Letícia Prado, delegada da PF-AM, reforçou que o tráfico humano não necessariamente acontece com uma pessoa acorrentada a uma cama, sofrendo agressões. “Às vezes, ele é um convite para que a pessoa vá para um outro país, a pessoa vai de forma voluntária, ela realmente quer isso. Só que, quando ela chega lá, não foi dito para ela exatamente o que ela ia fazer lá ou quais eram as condições a que ela ia ser submetida”, disse Letícia.
O próximo dia 30 de julho marca o Dia Nacional e Mundial de Combate ao Tráfico de Pessoas. A data tem o objetivo de alertar a sociedade sobre o crime que afeta cerca de 2,5 milhões de pessoas e movimenta aproximadamente 32 bilhões de dólares por ano, segundo dados da Organização das Nações Unidas (ONU).
Dados do Observatório da Erradicação do Trabalho Escravo e do Tráfico de Pessoas, entre 2012 e 2019, mostram que foram registradas no Brasil 5.125 denúncias de tráfico humano no Disque Direitos Humanos (Disque 100) e 776 denúncias na Central de Atendimento à Mulher (Ligue 180), ambos canais de atendimento do Ministério dos Direitos Humanos e da Cidadania (MDHC). Entre os anos de 2010 e 2022, foram contabilizadas 1.901 notificações no Sistema de Informação de Agravos de Notificação do Ministério da Saúde (SINAN).
Abdulhakim Tokdemir, responsável pela Asham, teve seu sigilo fiscal e bancário quebrado. Outras sete pessoas, entre turcos e brasileiros, também são suspeitas de envolvimento no esquema de doutrinação religiosa e tráfico humano. A Polícia Federal agora investiga quais eram as atividades dos jovens na Turquia.

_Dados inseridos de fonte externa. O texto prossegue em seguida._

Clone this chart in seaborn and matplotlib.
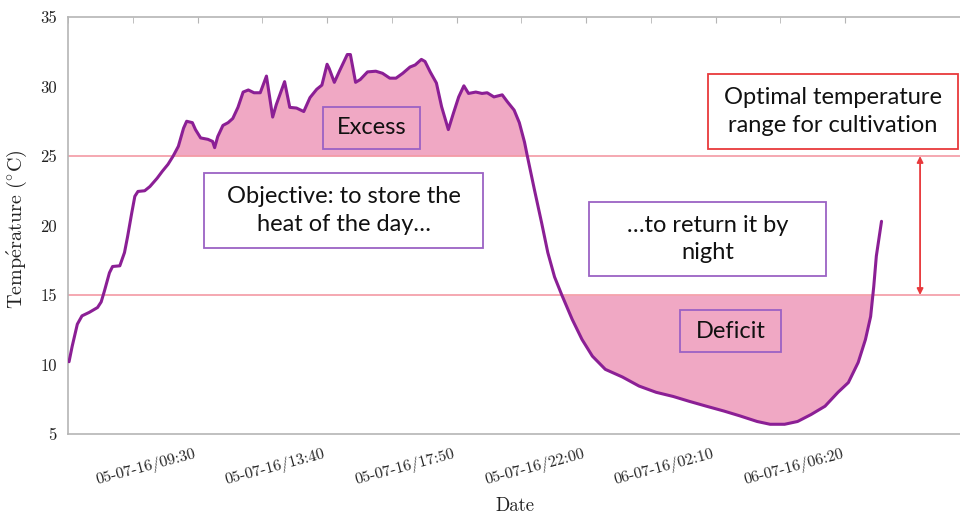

O que é tráfico de pessoas
A Organização das Nações Unidas (ONU), no Protocolo de Palermo (2003), define tráfico de pessoas como “o recrutamento, o transporte, a transferência, o alojamento ou o acolhimento de pessoas, recorrendo-se à ameaça ou ao uso da força ou a outras formas de coação, ao rapto, à fraude, ao engano, ao abuso de autoridade ou à situação de vulnerabilidade ou à entrega ou aceitação de pagamentos ou benefícios para obter o consentimento de uma pessoa que tenha autoridade sobre outra para fins de exploração”. O dia 30 de julho foi instituído pela Assembleia Geral da Organização das Nações Unidas (ONU) como o Dia Mundial de Enfrentamento ao Tráfico de Pessoas e como o Dia Nacional de Enfrentamento ao Tráfico de Pessoas.
Segundo a ONU, o tráfico de pessoas movimenta anualmente 32 bilhões de dólares em todo o mundo.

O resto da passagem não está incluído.